> [TASK STATEMENT]: Select every line containing the word "this" from the material, and copy those lines.

> [INFORMATION SHOWN]:
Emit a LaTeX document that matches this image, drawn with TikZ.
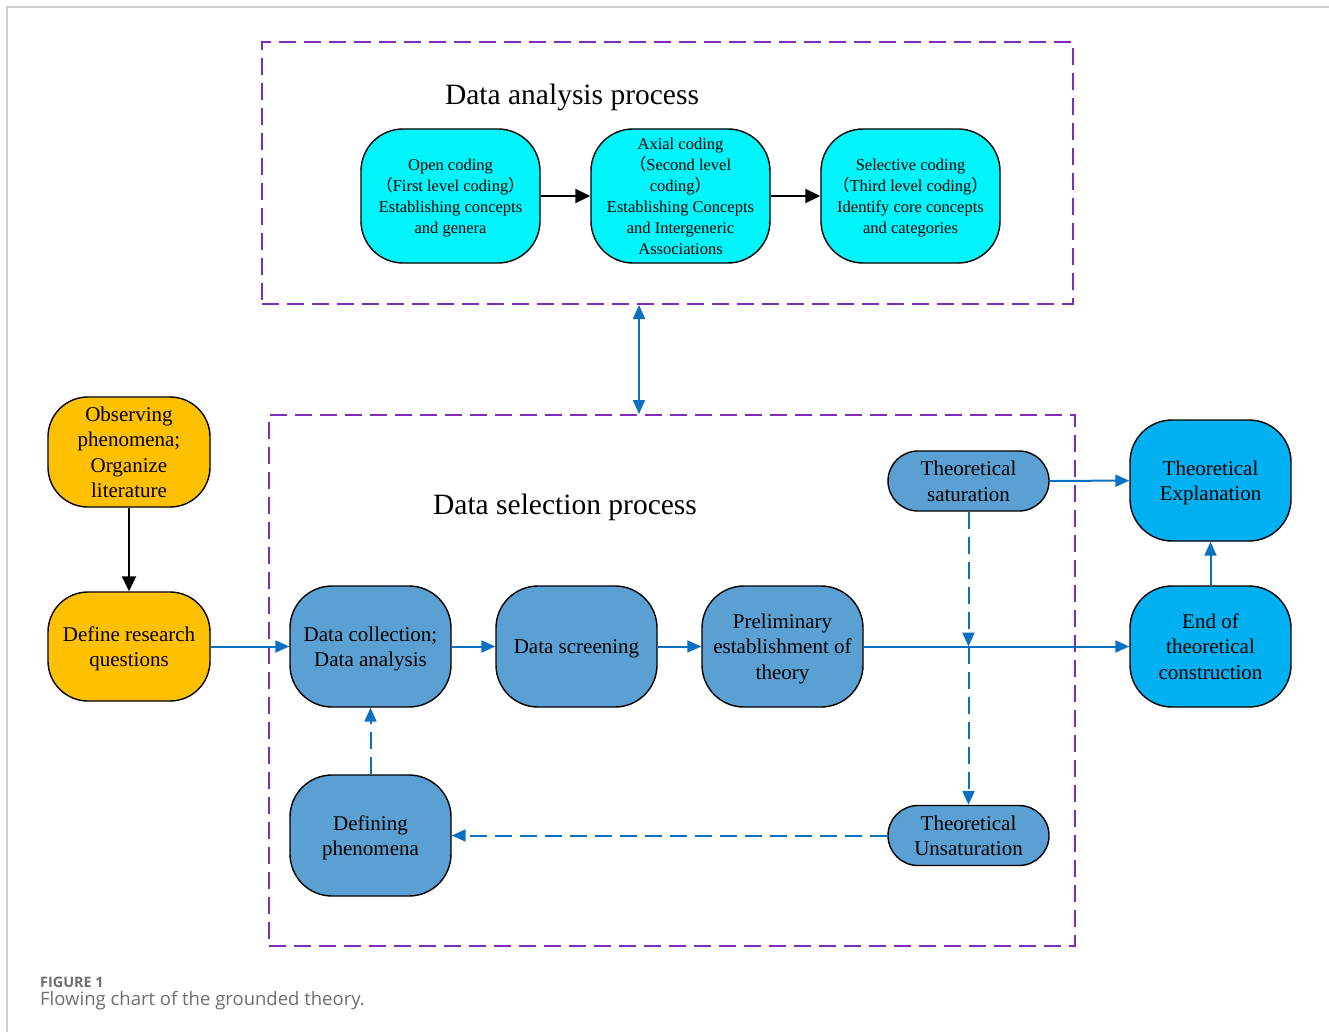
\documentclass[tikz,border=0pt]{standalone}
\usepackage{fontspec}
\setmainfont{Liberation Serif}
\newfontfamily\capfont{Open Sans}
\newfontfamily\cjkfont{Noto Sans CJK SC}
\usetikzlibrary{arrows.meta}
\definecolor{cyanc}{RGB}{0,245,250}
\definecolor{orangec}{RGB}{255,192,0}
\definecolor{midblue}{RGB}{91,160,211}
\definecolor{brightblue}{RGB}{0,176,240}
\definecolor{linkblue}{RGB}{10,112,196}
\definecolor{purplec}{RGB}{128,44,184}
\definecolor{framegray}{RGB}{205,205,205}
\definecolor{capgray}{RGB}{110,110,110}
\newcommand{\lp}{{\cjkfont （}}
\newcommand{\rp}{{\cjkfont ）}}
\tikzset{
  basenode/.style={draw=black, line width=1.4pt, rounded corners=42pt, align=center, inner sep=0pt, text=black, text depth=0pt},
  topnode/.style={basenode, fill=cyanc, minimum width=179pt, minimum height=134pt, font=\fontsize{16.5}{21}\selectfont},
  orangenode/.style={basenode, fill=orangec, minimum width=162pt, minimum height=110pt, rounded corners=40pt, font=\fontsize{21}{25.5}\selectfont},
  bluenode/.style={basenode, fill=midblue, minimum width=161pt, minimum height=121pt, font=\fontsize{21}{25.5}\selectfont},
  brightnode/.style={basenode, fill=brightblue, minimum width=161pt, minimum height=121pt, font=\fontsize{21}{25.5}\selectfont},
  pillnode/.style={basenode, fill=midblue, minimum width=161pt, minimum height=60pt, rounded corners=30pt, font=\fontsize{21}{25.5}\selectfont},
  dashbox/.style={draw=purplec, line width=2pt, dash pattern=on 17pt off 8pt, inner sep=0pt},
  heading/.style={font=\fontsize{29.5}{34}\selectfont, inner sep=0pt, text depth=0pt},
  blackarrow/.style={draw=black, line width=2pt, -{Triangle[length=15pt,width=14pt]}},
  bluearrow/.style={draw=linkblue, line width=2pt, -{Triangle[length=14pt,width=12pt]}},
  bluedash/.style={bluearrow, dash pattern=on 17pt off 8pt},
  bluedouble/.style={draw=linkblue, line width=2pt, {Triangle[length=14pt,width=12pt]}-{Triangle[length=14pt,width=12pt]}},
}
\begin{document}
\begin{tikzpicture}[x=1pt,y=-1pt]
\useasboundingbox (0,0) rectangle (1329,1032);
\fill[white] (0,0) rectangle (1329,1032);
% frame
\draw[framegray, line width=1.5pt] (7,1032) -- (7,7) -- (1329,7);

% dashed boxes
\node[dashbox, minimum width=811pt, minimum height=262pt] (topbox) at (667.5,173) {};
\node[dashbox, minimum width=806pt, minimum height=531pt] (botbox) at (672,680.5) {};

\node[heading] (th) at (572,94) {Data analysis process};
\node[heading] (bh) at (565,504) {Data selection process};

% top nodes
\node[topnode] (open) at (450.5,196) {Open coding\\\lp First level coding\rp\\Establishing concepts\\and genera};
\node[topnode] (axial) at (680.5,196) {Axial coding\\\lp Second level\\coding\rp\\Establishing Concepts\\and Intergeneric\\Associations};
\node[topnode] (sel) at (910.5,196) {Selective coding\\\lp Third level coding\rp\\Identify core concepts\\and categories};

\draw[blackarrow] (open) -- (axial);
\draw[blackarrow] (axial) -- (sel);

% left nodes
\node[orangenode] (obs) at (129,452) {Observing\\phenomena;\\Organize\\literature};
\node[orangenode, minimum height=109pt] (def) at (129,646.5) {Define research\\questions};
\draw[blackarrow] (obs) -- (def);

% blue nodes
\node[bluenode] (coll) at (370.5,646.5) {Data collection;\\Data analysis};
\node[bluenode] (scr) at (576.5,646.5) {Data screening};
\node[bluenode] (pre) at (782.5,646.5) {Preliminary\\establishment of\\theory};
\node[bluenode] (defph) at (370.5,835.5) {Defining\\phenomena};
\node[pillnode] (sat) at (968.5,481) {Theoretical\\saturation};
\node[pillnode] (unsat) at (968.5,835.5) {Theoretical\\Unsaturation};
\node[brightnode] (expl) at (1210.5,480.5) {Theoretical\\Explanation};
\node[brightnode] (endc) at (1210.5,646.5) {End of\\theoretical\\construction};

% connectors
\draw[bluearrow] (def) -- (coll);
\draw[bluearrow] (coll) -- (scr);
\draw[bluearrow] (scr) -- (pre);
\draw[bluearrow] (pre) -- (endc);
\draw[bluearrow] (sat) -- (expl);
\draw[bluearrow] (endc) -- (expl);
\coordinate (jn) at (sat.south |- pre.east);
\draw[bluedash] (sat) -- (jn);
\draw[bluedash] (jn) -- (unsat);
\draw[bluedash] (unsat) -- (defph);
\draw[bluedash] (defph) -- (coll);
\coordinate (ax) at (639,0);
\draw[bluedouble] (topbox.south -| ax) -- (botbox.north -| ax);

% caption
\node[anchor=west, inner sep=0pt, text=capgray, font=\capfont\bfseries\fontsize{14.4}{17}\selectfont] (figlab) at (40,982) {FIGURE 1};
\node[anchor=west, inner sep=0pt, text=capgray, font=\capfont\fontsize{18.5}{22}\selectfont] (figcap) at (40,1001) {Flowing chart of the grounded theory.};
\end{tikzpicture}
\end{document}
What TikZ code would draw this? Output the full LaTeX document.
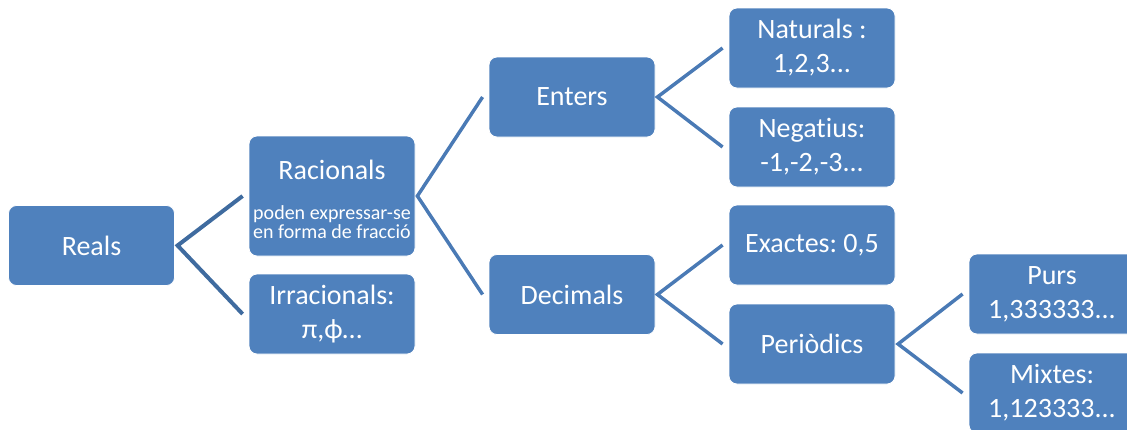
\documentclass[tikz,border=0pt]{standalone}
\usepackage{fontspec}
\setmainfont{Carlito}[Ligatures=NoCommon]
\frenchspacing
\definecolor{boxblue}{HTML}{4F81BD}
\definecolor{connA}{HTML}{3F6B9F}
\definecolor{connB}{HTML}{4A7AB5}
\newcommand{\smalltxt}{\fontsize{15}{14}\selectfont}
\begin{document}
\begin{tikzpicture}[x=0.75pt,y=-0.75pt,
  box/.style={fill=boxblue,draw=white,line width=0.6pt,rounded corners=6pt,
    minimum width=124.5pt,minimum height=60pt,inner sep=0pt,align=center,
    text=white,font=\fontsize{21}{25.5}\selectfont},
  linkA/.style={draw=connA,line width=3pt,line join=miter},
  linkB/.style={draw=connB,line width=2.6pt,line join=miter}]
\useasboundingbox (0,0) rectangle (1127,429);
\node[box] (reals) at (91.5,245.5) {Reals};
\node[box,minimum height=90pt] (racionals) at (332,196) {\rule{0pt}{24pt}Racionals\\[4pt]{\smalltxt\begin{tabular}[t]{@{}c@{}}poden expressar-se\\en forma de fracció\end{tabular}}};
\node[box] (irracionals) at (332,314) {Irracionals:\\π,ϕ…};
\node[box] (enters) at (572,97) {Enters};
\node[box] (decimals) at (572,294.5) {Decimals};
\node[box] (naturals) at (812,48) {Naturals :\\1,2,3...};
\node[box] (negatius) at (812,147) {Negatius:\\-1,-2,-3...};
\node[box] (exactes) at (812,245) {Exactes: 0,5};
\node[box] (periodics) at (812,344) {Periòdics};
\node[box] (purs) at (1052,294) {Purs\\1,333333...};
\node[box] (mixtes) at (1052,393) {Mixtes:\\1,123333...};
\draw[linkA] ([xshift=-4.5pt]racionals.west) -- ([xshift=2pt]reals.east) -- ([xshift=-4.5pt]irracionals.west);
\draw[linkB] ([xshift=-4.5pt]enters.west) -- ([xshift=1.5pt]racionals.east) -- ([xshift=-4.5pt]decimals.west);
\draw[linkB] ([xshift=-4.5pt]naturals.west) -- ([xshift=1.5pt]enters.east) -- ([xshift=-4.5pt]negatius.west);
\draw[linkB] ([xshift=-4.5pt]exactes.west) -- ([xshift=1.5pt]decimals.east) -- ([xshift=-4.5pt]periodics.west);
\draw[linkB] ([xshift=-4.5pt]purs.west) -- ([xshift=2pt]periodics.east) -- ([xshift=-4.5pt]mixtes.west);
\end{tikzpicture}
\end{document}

> [THE RESPONSE]:
Emit a LaTeX document that matches this image, drawn with TikZ.
What TikZ code would draw this? Output the full LaTeX document.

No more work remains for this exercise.